Cuando T compartió con el resto aquel rebote bíblico brotaron las carcajadas y el chat pasó a tener este nombre. A estas alturas usted ya debe haber intuido que se trata de un grupo deslenguado y que se escandaliza poco. Pero también somos una ciudadela sitiada por la corrección política, lo cual me ha llevado a escribir estos párrafos.

Hace un par de semanas, mi novia y su hermana organizaron un almuerzo campestre hasta las últimas consecuencias y los Filisteos se quedaron a dormir, pero también lo hizo una adorable pareja que no era parte del grupo. En el desayuno del día siguiente, R, que es prácticamente una hermana de mi novia, una mujer solidaria y creativa como pocas, que siempre ha lidiado con el sobrepeso, contó su experiencia adolescente en Berlín en 1989. 

T no se aguantó el comentario mientras comía su tamal.

–Errecita se apoyó inocentemente en el muro para la foto… y lo demás es historia.

Todos, empezando por R, nos carcajeamos imaginando aquel absurdo derrumbe histórico. Sin embargo, yo le eché una rápida mirada a la pareja invitada. Para mi alivio, también reían. Desde ese instante no hice más que repasar la cantidad de frases que nos habíamos dicho y que habrían hecho arder las redes si se hubieran hecho públicas: las referencias al Negro JP, que no había podido asistir; las preguntas impertinentes a nuestra amiga N sobre sus intimidades sexuales, todos los comentarios jocosos sobre nuestros amigos homosexuales, las bromas frívolas que nuestra otra amiga N utiliza para desestructurar su clasismo.

Cuando los Filisteos éramos unos muchachos que no se conocían, la corrección política estaba lejos de jugar un papel importante en el conflicto mundial ente progresistas y conservadores. Muchos menos en Perú, donde podía airearse un comercial de Goodyear que aludía a la semejanza entre la boca de un afroperuano y una llanta, y en donde los homosexuales eran representados en los medios como peluqueros escandalosos. Nuestra generación se crió con esas taras y creció mientras las poblaciones históricamente relegadas empezaban a alzar la voz contra diversas inequidades tejidas en su contra. Quién sabe si una de las razones por las que nos sentimos tan a gusto entre nosotros, es porque, a pesar de que sabemos que la desigualdad debe combatirse en el mundo –y de que cada quien lo hace desde su propia esfera–, entre nosotros existe el acuerdo tácito de bajar la guardia, de relajarnos con la corrección, de reconocer que las salvajadas que nos nutrieron nunca terminarán de irse de nuestros cerebros y que la tarea de saber administrarlas tiene entre nosotros un espacio de descanso.

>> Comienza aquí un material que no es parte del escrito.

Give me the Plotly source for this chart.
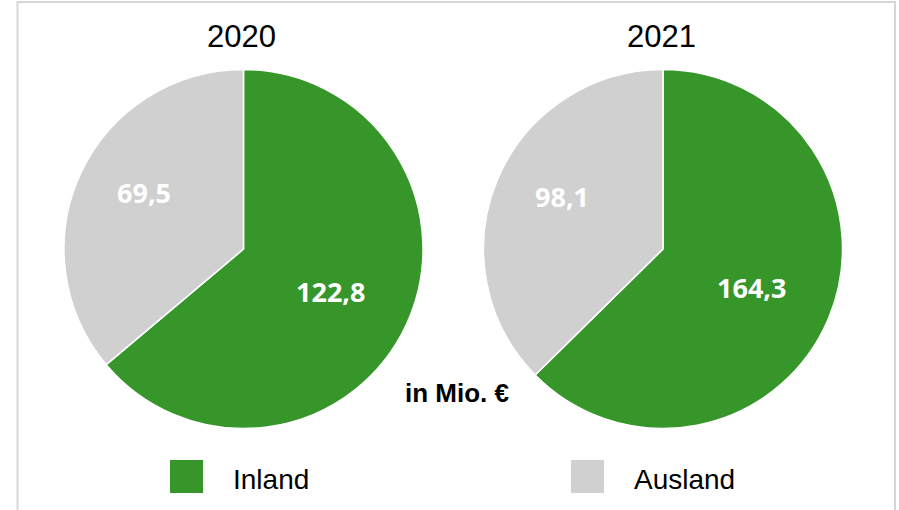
import math
import plotly.graph_objects as go

# ---- data ----
years = ["2020", "2021"]
categories = ["Inland", "Ausland"]
inland = [122.8, 164.3]
ausland = [69.5, 98.1]
colors = ["#36962a", "#d0d0d0"]
unit_label = "in Mio. €"

# ---- layout constants (page pixels) ----
W, H = 899, 510
centers_x = [243.5, 663.0]
center_y = 249.0
radius = 179.5
label_r_frac = [0.54, 0.635]
label_ang_off = [1.0, 4.5]

def px(x):
    return x / W

def py(y):
    return 1 - y / H

fig = go.Figure()
annotations = []
shapes = []

for i, yr in enumerate(years):
    vals = [inland[i], ausland[i]]
    cx = centers_x[i]
    fig.add_trace(go.Pie(
        labels=categories,
        values=vals,
        sort=False,
        direction="clockwise",
        rotation=0,
        marker=dict(colors=colors, line=dict(color="white", width=1.5)),
        textinfo="none",
        hoverinfo="label+value",
        showlegend=False,
        domain=dict(x=[px(cx - radius), px(cx + radius)],
                    y=[py(center_y + radius), py(center_y - radius)]),
    ))
    # title
    annotations.append(dict(
        text=yr, x=px(cx - 2), y=py(36.5), xref="paper", yref="paper",
        xanchor="center", yanchor="middle", showarrow=False,
        font=dict(family="Liberation Sans, Arial", size=31, color="black"),
    ))
    # slice labels
    total = sum(vals)
    cum = 0.0
    for j, v in enumerate(vals):
        mid = (cum + v / 2) / total * 360 + label_ang_off[j]
        cum += v
        rr = radius * label_r_frac[j]
        lx = cx + rr * math.sin(math.radians(mid))
        ly = center_y - rr * math.cos(math.radians(mid))
        annotations.append(dict(
            text=f"{v:.1f}".replace(".", ","), x=px(lx), y=py(ly),
            xref="paper", yref="paper", xanchor="center", yanchor="middle",
            showarrow=False,
            font=dict(family="Open Sans, Liberation Sans", size=27, color="white",
                      weight="bold"),
        ))

# unit label
annotations.append(dict(
    text=f"<b>{unit_label}</b>", x=px(457), y=py(393), xref="paper", yref="paper",
    xanchor="center", yanchor="middle", showarrow=False,
    font=dict(family="Liberation Sans, Arial", size=26, color="black"),
))

# legend (drawn manually)
legend_x = [170, 571]
for k, cat in enumerate(categories):
    x0 = legend_x[k]
    shapes.append(dict(type="rect", xref="paper", yref="paper",
                       x0=px(x0), x1=px(x0 + 33), y0=py(493), y1=py(460),
                       fillcolor=colors[k], line=dict(width=0)))
    annotations.append(dict(
        text=cat, x=px(x0 + 61), y=py(479), xref="paper", yref="paper",
        xanchor="left", yanchor="middle", showarrow=False,
        font=dict(family="Liberation Sans, Arial", size=28, color="black"),
    ))

# frame
shapes.append(dict(type="rect", xref="paper", yref="paper",
                   x0=px(17.5), x1=px(895), y0=py(540), y1=py(2),
                   line=dict(color="#d6d6d6", width=2), fillcolor="rgba(0,0,0,0)"))

fig.update_layout(
    width=W, height=H, autosize=False,
    margin=dict(l=0, r=0, t=0, b=0),
    paper_bgcolor="white", plot_bgcolor="white",
    annotations=annotations, shapes=shapes,
)

fig.write_html(
    "out.html",
    config={"displayModeBar": False},
    post_script="document.body.style.margin='0';document.body.style.overflow='hidden';",
)
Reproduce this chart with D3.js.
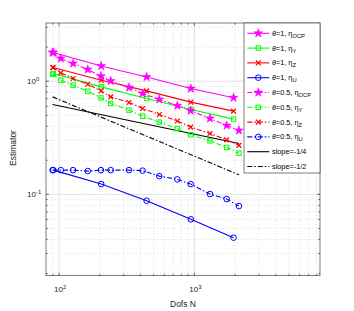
<!DOCTYPE html>
<html>
<head>
<meta charset="utf-8">
<script src="https://cdn.jsdelivr.net/npm/d3@7"></script>
<style>
  body { margin: 0; background: #fff; }
  svg { font-family: "Liberation Sans", Arial, sans-serif; }
  .grid-major { stroke: #e3e3e3; stroke-width: 1; }
  .grid-minor { stroke: #d4d4d4; stroke-width: 0.7; stroke-dasharray: 1,2; }
</style>
</head>
<body>
<svg id="chart" width="354" height="311"></svg>
<script>
// dofs for the theta=1 runs and the theta=0.5 runs
const dofsTheta1 = [90.7, 205, 444, 942, 1950];
const dofsTheta05 = [89.6, 103, 127, 163, 204, 241, 329, 415, 551, 749, 940, 1306, 1735, 2137];

// estimator values, theta = 1
const ocp1 = [1.792, 1.365, 1.091, 0.862, 0.715];
const y1 = [1.170, 0.891, 0.703, 0.563, 0.462];
const z1 = [1.321, 1.020, 0.821, 0.653, 0.544];
const u1 = [0.1638, 0.1233, 0.0878, 0.0602, 0.0414];

// estimator values, theta = 0.5
const ocp05 = [1.792, 1.586, 1.433, 1.269, 1.107, 1.006, 0.880, 0.779, 0.691, 0.608, 0.549, 0.469, 0.406, 0.367];
const y05 = [1.153, 1.020, 0.922, 0.816, 0.712, 0.636, 0.555, 0.491, 0.435, 0.382, 0.336, 0.297, 0.260, 0.231];
const z05 = [1.321, 1.184, 1.056, 0.941, 0.821, 0.727, 0.649, 0.574, 0.508, 0.445, 0.393, 0.345, 0.303, 0.271];
const u05 = [0.1638, 0.1638, 0.1638, 0.1606, 0.1638, 0.1638, 0.1638, 0.162, 0.145, 0.1356, 0.1233, 0.1006, 0.0909, 0.0788];

// reference slope lines (end points)
const slopeDofs = [89.6, 2137];
const slopeQuarter = [0.623, 0.282];
const slopeHalf = [0.727, 0.149];

const xTicks = [100, 1000];
const yTicks = [0.1, 1];

const series = [
  { name: "1", sub: "OCP", x: dofsTheta1, y: ocp1, color: "#ff00ff", marker: "star", dash: null },
  { name: "1", sub: "Y", x: dofsTheta1, y: y1, color: "#00ff00", marker: "square", dash: null },
  { name: "1", sub: "Z", x: dofsTheta1, y: z1, color: "#ff0000", marker: "x", dash: null },
  { name: "1", sub: "U", x: dofsTheta1, y: u1, color: "#0000ff", marker: "circle", dash: null },
  { name: "0.5", sub: "OCP", x: dofsTheta05, y: ocp05, color: "#ff00ff", marker: "star", dash: "5,2,1.5,2" },
  { name: "0.5", sub: "Y", x: dofsTheta05, y: y05, color: "#00ff00", marker: "square", dash: "5,2,1.5,2" },
  { name: "0.5", sub: "Z", x: dofsTheta05, y: z05, color: "#ff0000", marker: "x", dash: "5,2,1.5,2" },
  { name: "0.5", sub: "U", x: dofsTheta05, y: u05, color: "#0000ff", marker: "circle", dash: "5,2,1.5,2" }
];

const svg = d3.select("#chart");
const pLeft = 46, pRight = 320, pTop = 23, pBottom = 275.7;

const xScale = d3.scaleLog().domain([80.1, 8494]).range([pLeft, pRight]);
const yScale = d3.scaleLog().domain([0.0191, 3.27]).range([pBottom, pTop]);

// grid lines
const xMinor = [], yMinor = [];
[10, 100, 1000].forEach(d => { for (let k = 2; k <= 9; k++) xMinor.push(d * k); });
[0.01, 0.1, 1].forEach(d => { for (let k = 2; k <= 9; k++) yMinor.push(d * k); });
const xm = xMinor.filter(v => v > 80.1 && v < 8494);
const ym = yMinor.filter(v => v > 0.0191 && v < 3.27);

const grid = svg.append("g");
grid.selectAll(".gx").data(xm).join("line").attr("class", "grid-minor")
  .attr("x1", d => xScale(d)).attr("x2", d => xScale(d)).attr("y1", pTop).attr("y2", pBottom);
grid.selectAll(".gy").data(ym).join("line").attr("class", "grid-minor")
  .attr("y1", d => yScale(d)).attr("y2", d => yScale(d)).attr("x1", pLeft).attr("x2", pRight);
grid.selectAll(".gX").data(xTicks).join("line").attr("class", "grid-major")
  .attr("x1", d => xScale(d)).attr("x2", d => xScale(d)).attr("y1", pTop).attr("y2", pBottom);
grid.selectAll(".gY").data(yTicks).join("line").attr("class", "grid-major")
  .attr("y1", d => yScale(d)).attr("y2", d => yScale(d)).attr("x1", pLeft).attr("x2", pRight);

// ticks (inward, all four sides)
const tk = svg.append("g").attr("stroke", "#262626").attr("stroke-width", 0.6);
xm.concat(xTicks).forEach(v => {
  const L = xTicks.includes(v) ? 3 : 1.8;
  tk.append("line").attr("x1", xScale(v)).attr("x2", xScale(v)).attr("y1", pBottom).attr("y2", pBottom - L);
  tk.append("line").attr("x1", xScale(v)).attr("x2", xScale(v)).attr("y1", pTop).attr("y2", pTop + L);
});
ym.concat(yTicks).forEach(v => {
  const L = yTicks.includes(v) ? 3 : 1.8;
  tk.append("line").attr("y1", yScale(v)).attr("y2", yScale(v)).attr("x1", pLeft).attr("x2", pLeft + L);
  tk.append("line").attr("y1", yScale(v)).attr("y2", yScale(v)).attr("x1", pRight).attr("x2", pRight - L);
});

// slope reference lines
const line = d3.line().x(d => xScale(d[0])).y(d => yScale(d[1]));
svg.append("path").datum(d3.zip(slopeDofs, slopeQuarter)).attr("d", line)
  .attr("fill", "none").attr("stroke", "#000").attr("stroke-width", 1.1);
svg.append("path").datum(d3.zip(slopeDofs, slopeHalf)).attr("d", line)
  .attr("fill", "none").attr("stroke", "#000").attr("stroke-width", 1.1).attr("stroke-dasharray", "5,2,1.5,2");

function drawMarker(g, type, color, cx, cy) {
  if (type === "star") {
    g.append("path").attr("d", d3.symbol(d3.symbolStar, 24)()).attr("transform", `translate(${cx},${cy})`)
      .attr("fill", color).attr("stroke", color).attr("stroke-width", 0.6);
  } else if (type === "square") {
    g.append("rect").attr("x", cx - 2.2).attr("y", cy - 2.2).attr("width", 4.4).attr("height", 4.4)
      .attr("fill", "none").attr("stroke", color).attr("stroke-width", 1);
  } else if (type === "x") {
    g.append("path").attr("d", `M${cx - 2.4},${cy - 2.4}L${cx + 2.4},${cy + 2.4}M${cx - 2.4},${cy + 2.4}L${cx + 2.4},${cy - 2.4}`)
      .attr("stroke", color).attr("stroke-width", 1.2);
  } else {
    g.append("circle").attr("cx", cx).attr("cy", cy).attr("r", 2.8)
      .attr("fill", "none").attr("stroke", color).attr("stroke-width", 1);
  }
}

// data series
series.forEach(s => {
  const pts = d3.zip(s.x, s.y);
  const g = svg.append("g");
  g.append("path").datum(pts).attr("d", line).attr("fill", "none")
    .attr("stroke", s.color).attr("stroke-width", 1.1).attr("stroke-dasharray", s.dash);
  pts.forEach(p => drawMarker(g, s.marker, s.color, xScale(p[0]), yScale(p[1])));
});

// axes box
svg.append("rect").attr("x", pLeft).attr("y", pTop).attr("width", pRight - pLeft).attr("height", pBottom - pTop)
  .attr("fill", "none").attr("stroke", "#262626").attr("stroke-width", 0.6);

// tick labels
xTicks.forEach(v => {
  const t = svg.append("text").attr("x", xScale(v) - 5).attr("y", 292).attr("font-size", 8).attr("fill", "#262626");
  t.append("tspan").text("10");
  t.append("tspan").attr("dy", -3.5).attr("font-size", 6).text(Math.round(Math.log10(v)));
});
yTicks.forEach(v => {
  const t = svg.append("text").attr("x", 27).attr("y", yScale(v) + 3).attr("font-size", 8).attr("fill", "#262626");
  t.append("tspan").text("10");
  t.append("tspan").attr("dy", -3.5).attr("font-size", 6).text(Math.round(Math.log10(v)));
});

// axis labels
svg.append("text").attr("x", 183).attr("y", 307).attr("text-anchor", "middle")
  .attr("font-size", 8.5).attr("fill", "#262626").text("Dofs N");
svg.append("text").attr("transform", "translate(16,148) rotate(-90)").attr("text-anchor", "middle")
  .attr("font-size", 8.5).attr("fill", "#262626").text("Estimator");

// legend
const lg = svg.append("g");
lg.append("rect").attr("x", 244).attr("y", pTop).attr("width", pRight - 244).attr("height", 173 - pTop)
  .attr("fill", "#fff").attr("stroke", "#262626").attr("stroke-width", 0.6);
const entries = series.map(s => ({ kind: "series", s }))
  .concat([{ kind: "slope", label: "slope=-1/4", dash: null }, { kind: "slope", label: "slope=-1/2", dash: "5,2,1.5,2" }]);
entries.forEach((e, i) => {
  const y = 33.3 + i * 14.8;
  if (e.kind === "series") {
    lg.append("line").attr("x1", 247.3).attr("x2", 269.3).attr("y1", y).attr("y2", y)
      .attr("stroke", e.s.color).attr("stroke-width", 1.1).attr("stroke-dasharray", e.s.dash);
    drawMarker(lg, e.s.marker, e.s.color, 258.3, y);
    const t = lg.append("text").attr("x", 272).attr("y", y + 2.5).attr("font-size", 7.3).attr("fill", "#000");
    t.append("tspan").attr("font-style", "italic").text("θ");
    t.append("tspan").text("=" + e.s.name + ", ");
    t.append("tspan").text("η");
    t.append("tspan").attr("dy", 2).attr("font-size", 5.8).text(e.s.sub);
  } else {
    lg.append("line").attr("x1", 247.3).attr("x2", 269.3).attr("y1", y).attr("y2", y)
      .attr("stroke", "#000").attr("stroke-width", 1.1).attr("stroke-dasharray", e.dash);
    lg.append("text").attr("x", 272).attr("y", y + 2.5).attr("font-size", 7.3).attr("fill", "#000").text(e.label);
  }
});
</script>
</body>
</html>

Uno siempre es menos controlado en la medida que más solo se encuentra. En compañía de mis pensamientos puedo ser lo más guarro y vulgar que existe. Lo soy un poquito menos en presencia de mi novia. Luego, algo menos con mis hijas y mis amigos cercanos. Y en cuanto mi pensamiento se torna palabra en un espacio más alejado de mi entorno, como en este artículo o en mis redes sociales, mis palabras son más meditadas por la sencilla razón de que no quiero contribuir a que se siga naturalizando una violencia que en mi juventud no encontraba sanción.

Los Filisteos tenemos este pacto, además, porque lo que nos decimos entre nosotros no nos ofende. No es solo que nuestro cariño haya desplazado a la desconfianza, sino que comprendemos que estamos dañados en muchos aspectos, pero que brillamos en otros con incandescencia. Nos une la empatía y es justamente esa empatía la condición obligatoria para que seamos “incorrectos” entre nosotros, pero correctos políticamente en público: ponerse en el zapato de la gente que no conocemos es el antídoto para no herirla con nuestra ignorancia sobre ellos.